Rinuncia all'eredità e debiti tributari

Il chiamato all’eredità che rinuncia validamente non risponde dei debiti tributari del defunto, nemmeno per quelli sorti tra l’apertura della successione e la successiva rinuncia. Questo è quanto dipone la Corte di Cassazione con l’Ordinanza n. 21006/2021.

Con l’Ordinanza n. 21006 del 22 Luglio 2021 la Suprema Corte torna sulla questione della responsabilità tributaria del chiamato all’eredità che ha successivamente rinunciato alla medesima. Si stabilisce, infatti, che il chiamato all’eredità rinunciatario non può considerarsi un soggetto passivo rispetto ai debiti tributari del defunto.

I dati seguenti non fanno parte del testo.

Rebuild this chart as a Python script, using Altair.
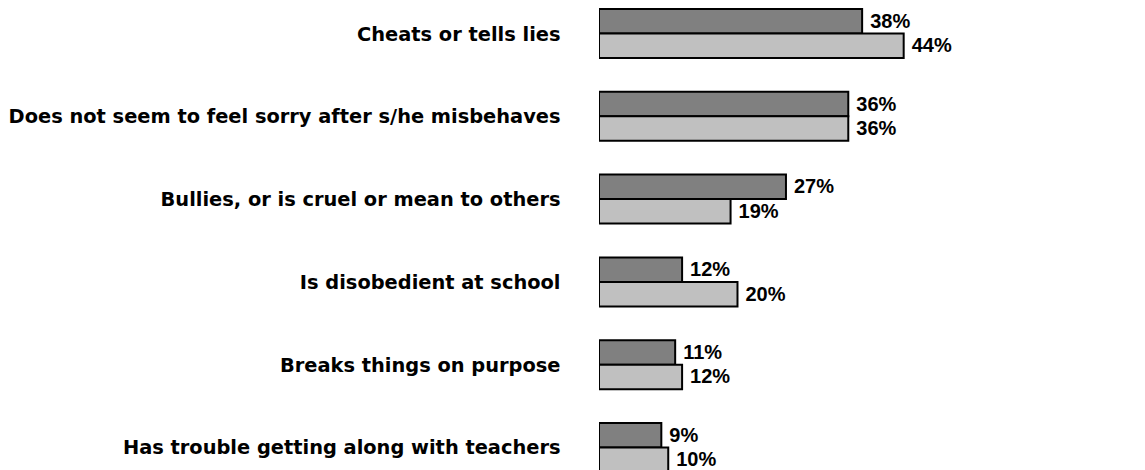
import altair as alt
import pandas as pd

categories = [
    "Cheats or tells lies",
    "Does not seem to feel sorry after s/he misbehaves",
    "Bullies, or is cruel or mean to others",
    "Is disobedient at school",
    "Breaks things on purpose",
    "Has trouble getting along with teachers",
]
series = ["Series 1", "Series 2"]
values_1 = [38, 36, 27, 12, 11, 9]
values_2 = [44, 36, 19, 20, 12, 10]
colors = ["#808080", "#C0C0C0"]

rows = []
for c, a, b in zip(categories, values_1, values_2):
    rows.append({"category": c, "series": series[0], "value": a})
    rows.append({"category": c, "series": series[1], "value": b})
df = pd.DataFrame(rows)
df["label"] = df["value"].astype(str) + "%"

y = alt.Y(
    "category:N",
    sort=categories,
    scale=alt.Scale(range=[9, 472], paddingInner=0.408, paddingOuter=0),
    axis=alt.Axis(
        title=None, domain=False, ticks=False, labelPadding=39, labelOffset=1,
        labelFont="DejaVu Sans", labelFontWeight="bold", labelFontSize=19.4,
        labelColor="black", labelLimit=0,
    ),
)
yoff = alt.YOffset("series:N", sort=series, scale=alt.Scale(paddingInner=0, paddingOuter=0))
x = alt.X("value:Q", scale=alt.Scale(domain=[0, 78.85]), axis=None)

bars = alt.Chart(df).mark_bar(stroke="black", strokeWidth=2, clip=True).encode(
    x=x, y=y, yOffset=yoff,
    color=alt.Color("series:N", sort=series, scale=alt.Scale(domain=series, range=colors), legend=None),
)
text = alt.Chart(df).mark_text(
    align="left", baseline="middle", dx=8, dy=0.5,
    font="Liberation Sans", fontWeight="bold", fontSize=20, color="black",
).encode(x=x, y=y, yOffset=yoff, text="label:N")

chart = (bars + text).properties(
    width=546, height=470,
    autosize=alt.AutoSizeParams(type="none"),
    padding={"left": 599, "top": 0, "right": 0, "bottom": 0},
).configure_view(stroke=None)

chart.save("out.html", embed_options={"renderer": "svg", "actions": False})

Per tale motivo è preclusa all’Amministrazione Finanziaria qualsiasi pretesa a carico del rinunciatario, quale che sia il debito tributario vantato.

Medesima condizione anche nel caso in cui il chiamato all’eredità sia tra i soggetti chiamati ex lege o abbia presentato la dichiarazione di successione: quest’ultima infatti, secondo consolidata giurisprudenza, non rappresenta accettazione automatica all’eredità.

Rinuncia all’eredità e debiti tributari: accertamento delle imposte

All’Amministrazione Finanziaria risulta pertanto inibita la possibilità di procedere a qualsiasi accertamento tributario nei confronti del chiamato all’eredità che ha successivamente rinunciato alla medesima, a patto che tale rinuncia sia stata correttamente formalizzata.

Ma non solo: non sono soggetti ad imposizione nemmeno i periodi di imposta che ricadono nell’intervallo tra l’apertura della successione, alla morte del de cuius, sino alla rinuncia formale all’eredità da parte del chiamato.

Condizione per quanto sopra indicato, è che il chiamato all’eredità proceda alla rinuncia entro 10 anni dall’apertura della successione.